- DVD cover
- Directed by: Sasha Burrow
- Written by: Camille Licate Hank Woon, Jr.
- Produced by: Paul Bales David Michael Latt David Rimawi Ron Thornton Dylan Vox
- Starring: Bonnie Dennison Tori Spelling Zack Ward Joey Fatone
- Production company: The Asylum
- Distributed by: The Asylum
- Release date: May 17, 2016;
- Running time: 75 minutes
- Country: United States
- Language: English

= Izzie's Way Home =

Izzie's Way Home is a 2016 American animated fantasy adventure film produced by The Asylum. It is The Asylum's first animated feature and is considered a knockoff of the 2016 Pixar Animation Studios film Finding Dory and the 2003 prequel Finding Nemo.

==Plot==
Izzie is a fish who lives with her father Harold in an aquarium, and is frequently bullied by the other fish in the vicinity. Harold tries to protect Izzie from being returned to the ocean by the human who maintains the aquarium, as that very event is what separated them from Izzie's mother. Izzie and Harold do end up being returned to the sea, and are separated during the eruption of an underwater volcano. A boat holding the aquarium tips over, causing the other fish to spill into the waters. Izzie befriends the other fish as she and her father search for one another.

==Cast==
- Bonnie Dennison as Izzie, a young female purple queen anthias
- Tom Virtue as Harold, Izzie's father, and Jimmy, an octopus
- Tori Spelling as April, a canary rockfish
- Zack Ward as Thurston, a British-accented silver moonfish
- Joey Fatone as Carl, a sea cucumber
- Dawn Richard as Ginger, Carmel and Marcie, a trio of goldfish
- Lynne Marie Stewart as Clara, Izzie's mother, and Beatrice, a goblin shark
- Camille Licate as June, a pot-bellied seahorse, and Mona, an elderly green moray
- Paul M. Walker as Seymour, a blobfish
- Kim Little as Kristin, a sunset anthias

== Reception ==

Donna Rolfe of Dove.org gave the film a positive review, describing it as a family film with a message about being true to oneself and awarded it the Dove "Family-Approved" Seal for all ages.

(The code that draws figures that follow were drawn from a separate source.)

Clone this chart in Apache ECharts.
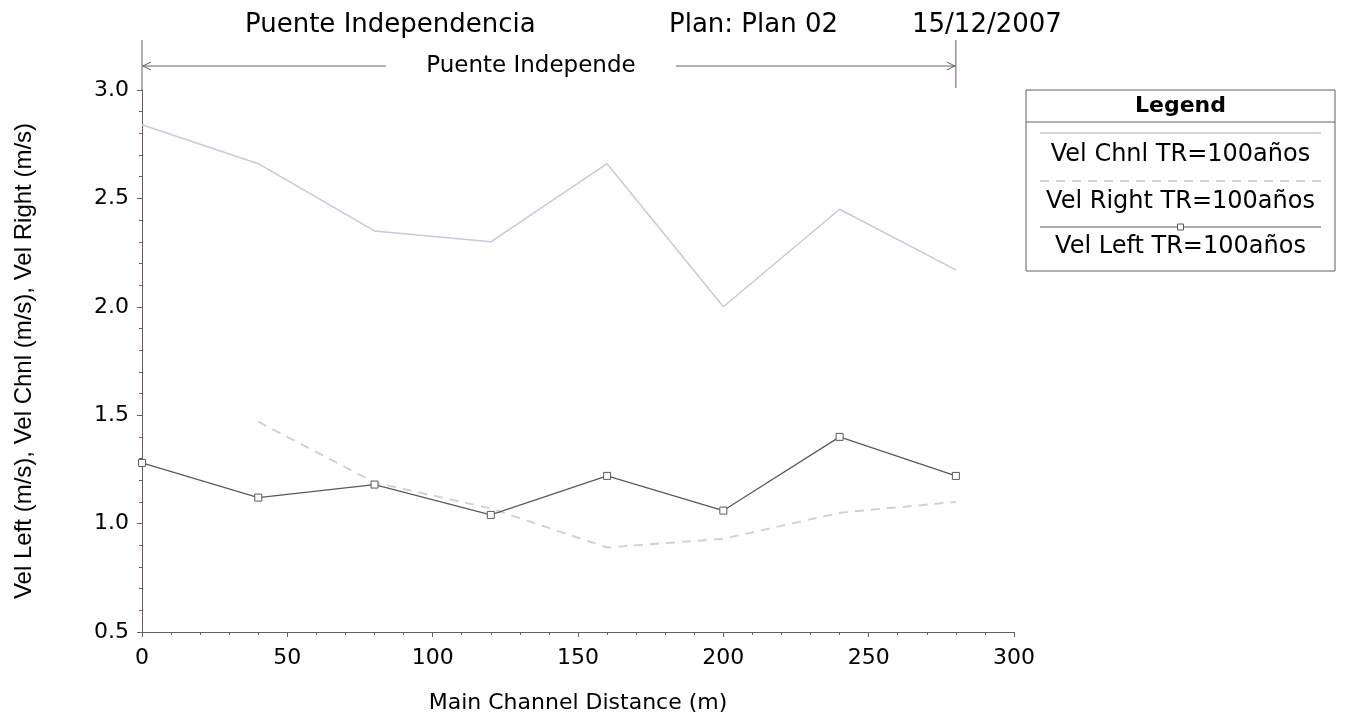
<!DOCTYPE html>
<html>
<head>
<meta charset="utf-8">
<script src="https://cdn.jsdelivr.net/npm/echarts@6/dist/echarts.min.js"></script>
<style>html,body{margin:0;padding:0;background:#fff;}#c{width:1354px;height:719px;}</style>
</head>
<body>
<div id="c"></div>
<script>
const titleParts = ['Puente Independencia', 'Plan: Plan 02', '15/12/2007'];
const xAxisName = 'Main Channel Distance (m)';
const yAxisName = 'Vel Left (m/s), Vel Chnl (m/s), Vel Right (m/s)';
const bridgeLabel = 'Puente Independe';
const bridgeStart = 0;
const bridgeEnd = 280;
const distances = [0, 40, 80, 120, 160, 200, 240, 280];
const velChnl = [2.84, 2.66, 2.35, 2.30, 2.66, 2.00, 2.45, 2.17];
const velRight = [null, 1.47, 1.19, 1.07, 0.89, 0.93, 1.05, 1.10];
const velLeft = [1.28, 1.12, 1.18, 1.04, 1.22, 1.06, 1.40, 1.22];
const seriesNames = ['Vel Chnl TR=100años', 'Vel Right TR=100años', 'Vel Left TR=100años'];
const legendTitle = 'Legend';

const FONT = 'DejaVu Sans, Liberation Sans, sans-serif';
const AXIS_COLOR = '#6b5a6b';
const chnlColor = '#cdc6dc';
const rightColor = '#d2d2d2';
const leftColor = '#5a5a5a';

const pair = (xs, ys) => xs.map((x, i) => [x, ys[i]]);

const chart = echarts.init(document.getElementById('c'), null, {renderer: 'canvas'});
chart.setOption({
  animation: false,
  backgroundColor: '#fff',
  title: {
    text: '{a|' + titleParts[0] + '}{b|' + titleParts[1] + '}{c|' + titleParts[2] + '}',
    left: 240, top: 7,
    textStyle: {
      fontFamily: FONT, fontSize: 26, fontWeight: 'normal', color: '#000',
      rich: {
        a: {fontFamily: FONT, fontSize: 26, color: '#000', width: 424, align: 'left'},
        b: {fontFamily: FONT, fontSize: 26, color: '#000', width: 243, align: 'left'},
        c: {fontFamily: FONT, fontSize: 26, color: '#000', align: 'left'}
      }
    }
  },
  grid: {left: 142, right: 340, top: 90, bottom: 87, containLabel: false},
  xAxis: {
    type: 'value', min: 0, max: 300, interval: 50,
    name: xAxisName, nameLocation: 'middle', nameGap: 60,
    nameTextStyle: {fontFamily: FONT, fontSize: 22, color: '#000'},
    axisLine: {show: true, lineStyle: {color: AXIS_COLOR, width: 1}},
    axisTick: {show: true, inside: false, length: 5, lineStyle: {color: AXIS_COLOR}},
    minorTick: {show: true, splitNumber: 5, length: 3, lineStyle: {color: AXIS_COLOR}},
    axisLabel: {fontFamily: FONT, fontSize: 22, color: '#000', margin: 15},
    splitLine: {show: false}
  },
  yAxis: {
    type: 'value', min: 0.5, max: 3.0, interval: 0.5,
    name: yAxisName, nameLocation: 'middle', nameGap: 106, nameRotate: 90,
    nameTextStyle: {fontFamily: 'Liberation Sans, Arial, sans-serif', fontSize: 24, color: '#000'},
    axisLine: {show: true, lineStyle: {color: AXIS_COLOR, width: 1}},
    axisTick: {show: true, inside: false, length: 5, lineStyle: {color: AXIS_COLOR}},
    minorTick: {show: true, splitNumber: 5, length: 3, lineStyle: {color: AXIS_COLOR}},
    axisLabel: {fontFamily: FONT, fontSize: 22, color: '#000', margin: 13,
      formatter: v => v.toFixed(1)},
    splitLine: {show: false}
  },
  series: [
    {name: seriesNames[0], type: 'line', data: pair(distances, velChnl), symbol: 'none',
      lineStyle: {color: chnlColor, width: 1.5}},
    {name: seriesNames[1], type: 'line', data: pair(distances, velRight), symbol: 'none',
      lineStyle: {color: rightColor, width: 2, type: [9, 7]}},
    {name: seriesNames[2], type: 'line', data: pair(distances, velLeft), symbol: 'rect', symbolSize: 7,
      itemStyle: {color: '#fff', borderColor: leftColor, borderWidth: 1},
      lineStyle: {color: leftColor, width: 1.2}}
  ]
});

// Bridge marker and legend drawn via graphic, positioned through the chart's scales
const pS = chart.convertToPixel({gridIndex: 0}, [bridgeStart, 3.0]);
const pE = chart.convertToPixel({gridIndex: 0}, [bridgeEnd, 3.0]);
const topY = pS[1] - 50;
const arrowY = pS[1] - 24;
const midX = (pS[0] + pE[0]) / 2 - 18;
const g = [];
g.push({type: 'line', shape: {x1: pS[0], y1: topY, x2: pS[0], y2: pS[1]}, style: {stroke: AXIS_COLOR, lineWidth: 1}});
g.push({type: 'line', shape: {x1: pE[0], y1: topY, x2: pE[0], y2: pS[1] - 2}, style: {stroke: AXIS_COLOR, lineWidth: 1}});
g.push({type: 'line', shape: {x1: pS[0], y1: arrowY, x2: midX - 145, y2: arrowY}, style: {stroke: AXIS_COLOR, lineWidth: 1}});
g.push({type: 'line', shape: {x1: midX + 145, y1: arrowY, x2: pE[0], y2: arrowY}, style: {stroke: AXIS_COLOR, lineWidth: 1}});
g.push({type: 'polyline', shape: {points: [[pS[0] + 9, arrowY - 4], [pS[0] + 1, arrowY], [pS[0] + 9, arrowY + 4]]}, style: {stroke: AXIS_COLOR, fill: null, lineWidth: 1}});
g.push({type: 'polyline', shape: {points: [[pE[0] - 9, arrowY - 4], [pE[0] - 1, arrowY], [pE[0] - 9, arrowY + 4]]}, style: {stroke: AXIS_COLOR, fill: null, lineWidth: 1}});
g.push({type: 'text', x: midX, y: arrowY, style: {text: bridgeLabel, font: '23px ' + FONT, fill: '#000', textAlign: 'center', textVerticalAlign: 'middle'}});

// Legend box
const bx = 1026, by = 90, bw = 309, bh = 181;
g.push({type: 'rect', shape: {x: bx, y: by, width: bw, height: bh}, style: {stroke: AXIS_COLOR, fill: '#fff', lineWidth: 1}});
g.push({type: 'line', shape: {x1: bx, y1: by + 32, x2: bx + bw, y2: by + 32}, style: {stroke: AXIS_COLOR, lineWidth: 1}});
g.push({type: 'text', x: bx + bw / 2, y: by + 16, style: {text: legendTitle, font: 'bold 22px ' + FONT, fill: '#000', textAlign: 'center', textVerticalAlign: 'middle'}});
const rowStyles = [
  {stroke: chnlColor, lineWidth: 1.5, lineDash: null},
  {stroke: rightColor, lineWidth: 2, lineDash: [9, 7]},
  {stroke: leftColor, lineWidth: 1.2, lineDash: null}
];
const lineYs = [by + 43, by + 91, by + 137];
const textYs = [by + 65, by + 112, by + 157];
for (let i = 0; i < 3; i++) {
  g.push({type: 'line', shape: {x1: bx + 14, y1: lineYs[i], x2: bx + bw - 14, y2: lineYs[i]}, style: rowStyles[i]});
  g.push({type: 'text', x: bx + bw / 2, y: textYs[i], style: {text: seriesNames[i], font: '24px ' + FONT, fill: '#000', textAlign: 'center', textVerticalAlign: 'middle'}});
}
g.push({type: 'rect', shape: {x: bx + bw / 2 - 3, y: lineYs[2] - 3, width: 6, height: 6}, style: {stroke: leftColor, fill: '#fff', lineWidth: 1}});
chart.setOption({graphic: g});
</script>
</body>
</html>
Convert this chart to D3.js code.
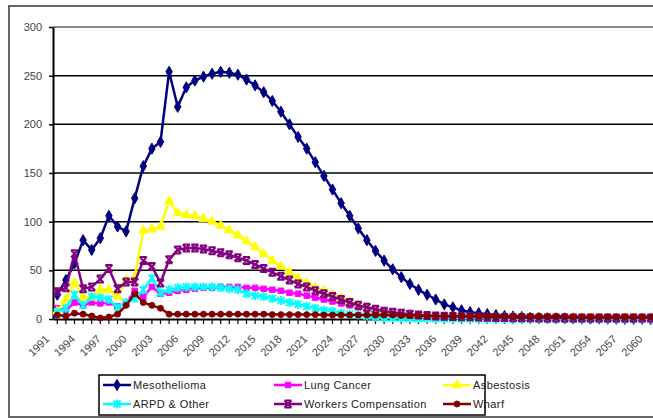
<!DOCTYPE html>
<html>
<head>
<meta charset="utf-8">
<script src="https://cdn.jsdelivr.net/npm/d3@7"></script>
<style>
body { margin: 0; background: #fff; }
svg { display: block; font-family: "Liberation Sans", Arial, sans-serif; }
</style>
</head>
<body>
<svg width="653" height="419"></svg>
<script>
"use strict";

// yearly values, 1991 - 2060
var years = d3.range(1991, 2061);

var mesothelioma = [25, 40, 57, 81, 71, 83, 106, 95, 90, 124,
    157, 175, 182, 254, 218, 238, 245, 249, 252, 254,
    253, 251, 246, 240, 233, 224, 213, 200, 187, 175,
    161, 147, 133, 119, 106, 93, 81, 70, 60, 51,
    43, 36, 30, 25, 20, 15, 12, 9, 7, 6,
    5, 4, 3, 2.5, 2, 1.5, 1.2, 1, 0.8, 0.7,
    0.6, 0.5, 0.4, 0.4, 0.3, 0.3, 0.2, 0.2, 0.2, 0.1];

var lungCancer = [11, 9, 17, 14, 17, 16, 17, 13, 16, 29,
    23, 33, 26, 27, 29, 30, 31, 32, 32, 33,
    33, 33, 32, 32, 31, 30, 29, 27, 26, 24,
    22, 20, 18, 16, 14, 12, 10, 8, 7, 5,
    4, 3.5, 3, 2.5, 2.2, 2, 2, 2, 2, 2,
    2, 2, 2, 2, 2, 2, 2, 2, 2, 2,
    2, 2, 2, 2, 2, 2, 2, 2, 2, 2];

var asbestosis = [8, 20, 37, 22, 22, 30, 30, 23, 40, 43,
    91, 92, 95, 121, 109, 107, 106, 103, 100, 96,
    91, 86, 80, 74, 67, 60, 54, 48, 42, 37,
    32, 29, 25, 22, 18, 15, 12, 8, 6, 4,
    3, 2.5, 2, 1.8, 1.6, 1.5, 1.4, 1.3, 1.2, 1.1,
    1, 1, 1, 1, 1, 1, 1, 1, 1, 1,
    1, 1, 1, 1, 1, 1, 1, 1, 1, 1];

var arpdOther = [7, 11, 25, 14, 23, 22, 20, 12, 17, 21,
    30, 42, 27, 30, 32, 33, 33, 33, 33, 32,
    31, 30, 26, 24, 23, 21, 19, 17, 15, 13,
    11, 9, 8, 6, 5, 4, 3, 2, 1.5, 1,
    0.8, 0.6, 0.5, 0.4, 0.3, 0.3, 0.2, 0.2, 0.1, 0.1,
    0, 0, 0, 0, 0, 0, 0, 0, 0, 0,
    0, 0, 0, 0, 0, 0, 0, 0, 0, 0];

var workersComp = [28, 32, 67, 31, 33, 41, 52, 31, 38, 38,
    60, 54, 37, 61, 71, 73, 73, 72, 70, 68,
    66, 63, 60, 56, 52, 48, 44, 40, 36, 33,
    29, 26, 23, 20, 17, 14, 12, 10, 8, 7,
    6, 5, 4, 3.5, 3, 2.8, 2.6, 2.4, 2.2, 2,
    1.8, 1.6, 1.5, 1.4, 1.3, 1.2, 1.1, 1, 1, 1,
    1, 1, 1, 1, 1, 1, 1, 1, 1, 1];

var wharf = [4, 3, 6, 5, 3, 1, 2, 5, 14, 26,
    17, 14, 11, 5, 5, 5, 5, 5, 5, 5,
    5, 5, 5, 5, 5, 4.5, 4.5, 4.5, 4.5, 4.5,
    4.5, 4, 4, 4, 4, 4, 4, 4, 4, 4,
    3.5, 3.5, 3.5, 3, 3, 3, 3, 3, 3, 3,
    2.5, 2.5, 2.5, 2.5, 2.5, 2.5, 2.5, 2.5, 2.5, 2.5,
    2, 2, 2, 2, 2, 2, 2, 2, 2, 2];

var yTicks = [0, 50, 100, 150, 200, 250, 300];

var series = [
    {name: "Mesothelioma", values: mesothelioma, color: "#000080", marker: "diamond"},
    {name: "Lung Cancer", values: lungCancer, color: "#ff00ff", marker: "square"},
    {name: "Asbestosis", values: asbestosis, color: "#ffff00", marker: "triangle"},
    {name: "ARPD & Other", values: arpdOther, color: "#00ffff", marker: "asterisk"},
    {name: "Workers Compensation", values: workersComp, color: "#800080", marker: "star"},
    {name: "Wharf", values: wharf, color: "#800000", marker: "circle"}
];

var svg = d3.select("svg");

// outer chart frame
svg.append("rect").attr("x", 9).attr("y", 6).attr("width", 660).attr("height", 411)
    .attr("fill", "none").attr("stroke", "#666").attr("stroke-width", 2);

var x = d3.scaleBand().domain(years).range([53, 53 + years.length * 8.6]);
var y = d3.scaleLinear().domain([0, 300]).range([319, 27]);
var bw = x.bandwidth();
function cx(i) { return x(years[i]) + bw / 2; }

// gridlines
svg.append("g").selectAll("line").data(yTicks.filter(function(d){ return d > 0; }))
    .enter().append("line")
    .attr("x1", 53).attr("x2", 653)
    .attr("y1", function(d){ return y(d); }).attr("y2", function(d){ return y(d); })
    .attr("stroke", function(d){ return d == 300 ? "#888" : "#000"; })
    .attr("stroke-width", function(d){ return d == 300 ? 2 : 1.5; });

// y axis
var yAxis = svg.append("g").attr("transform", "translate(53,0)")
    .call(d3.axisLeft(y).tickValues(yTicks).tickSize(4).tickSizeOuter(0).tickPadding(7));
yAxis.select(".domain").attr("stroke", "#000").attr("stroke-width", 2);
yAxis.selectAll(".tick line").attr("stroke", "#000").attr("stroke-width", 1.5);
yAxis.selectAll("text").attr("font-size", 11).attr("fill", "#444")
    .attr("font-family", "Liberation Sans, Arial, sans-serif");

// x axis
var xAxis = svg.append("g").attr("transform", "translate(0,319)")
    .call(d3.axisBottom(x).tickSize(5).tickSizeOuter(0)
        .tickFormat(function(d){ return (d - 1991) % 3 == 0 ? d : ""; }));
xAxis.select(".domain").attr("stroke", "#000").attr("stroke-width", 2);
xAxis.selectAll(".tick line").attr("stroke", "#000").attr("stroke-width", 1.2);
xAxis.selectAll("text").attr("font-size", 11).attr("fill", "#444")
    .attr("font-family", "Liberation Sans, Arial, sans-serif")
    .attr("text-anchor", "end").attr("x", 0).attr("y", 0).attr("dy", "0.35em")
    .attr("transform", "translate(-10,18) rotate(-45)");

// marker shapes
function markerPath(kind) {
    if (kind == "diamond") return d3.symbol(d3.symbolDiamond, 36)();
    if (kind == "square") return d3.symbol(d3.symbolSquare, 30)();
    if (kind == "triangle") return d3.symbol(d3.symbolTriangle, 36)();
    if (kind == "circle") return d3.symbol(d3.symbolCircle, 28)();
    if (kind == "asterisk") return "M-3.5,-3.5L3.5,3.5M-3.5,3.5L3.5,-3.5M0,-4.5L0,4.5";
    return "M-3.5,-3.5L3.5,3.5M-3.5,3.5L3.5,-3.5M-3.5,-3.5L3.5,-3.5M-3.5,3.5L3.5,3.5";
}
function drawMarker(sel, s) {
    var stroked = s.marker == "asterisk" || s.marker == "star";
    sel.attr("d", markerPath(s.marker))
        .attr("fill", stroked ? "none" : s.color)
        .attr("stroke", s.color)
        .attr("stroke-width", stroked ? 2 : 1);
}

var line = d3.line().x(function(d, i){ return cx(i); }).y(function(d){ return y(d); });

var plot = svg.append("g");
series.forEach(function(s) {
    var g = plot.append("g");
    g.append("path").datum(s.values).attr("d", line)
        .attr("fill", "none").attr("stroke", s.color).attr("stroke-width", 2.5)
        .attr("stroke-linejoin", "round");
    g.selectAll("path.m").data(s.values).enter().append("path").attr("class", "m")
        .attr("transform", function(d, i){ return "translate(" + cx(i) + "," + y(d) + ")"; })
        .call(drawMarker, s);
});

// legend
var legend = svg.append("g");
legend.append("rect").attr("x", 99).attr("y", 375).attr("width", 386).attr("height", 40)
    .attr("fill", "#fff").attr("stroke", "#000").attr("stroke-width", 1.5);
var colX = [103, 274, 443];
var rowY = [385, 404];
series.forEach(function(s, i) {
    var lx = colX[i % 3], ly = rowY[Math.floor(i / 3)];
    var item = legend.append("g").attr("transform", "translate(" + lx + "," + ly + ")");
    item.append("line").attr("x1", 0).attr("x2", 28).attr("y1", 0).attr("y2", 0)
        .attr("stroke", s.color).attr("stroke-width", 2.5);
    item.append("path").attr("transform", "translate(14,0)").call(drawMarker, s);
    item.append("text").attr("x", 30).attr("y", 0).attr("dy", "0.35em")
        .attr("font-size", 11).attr("fill", "#222").attr("letter-spacing", 0.4)
        .text(s.name);
});
</script>
</body>
</html>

CG Animated Review found that while the film was not great, it was better than expected and represented a good effort for The Asylum's first animated feature.

Andrea Beach of Common Sense Media gave the film one star out of five. She criticized its low-budget animation, repetitive story and dialogue, confusing backgrounds, poor mouth animation, and resemblance to Finding Nemo, describing the film as boring and lifeless.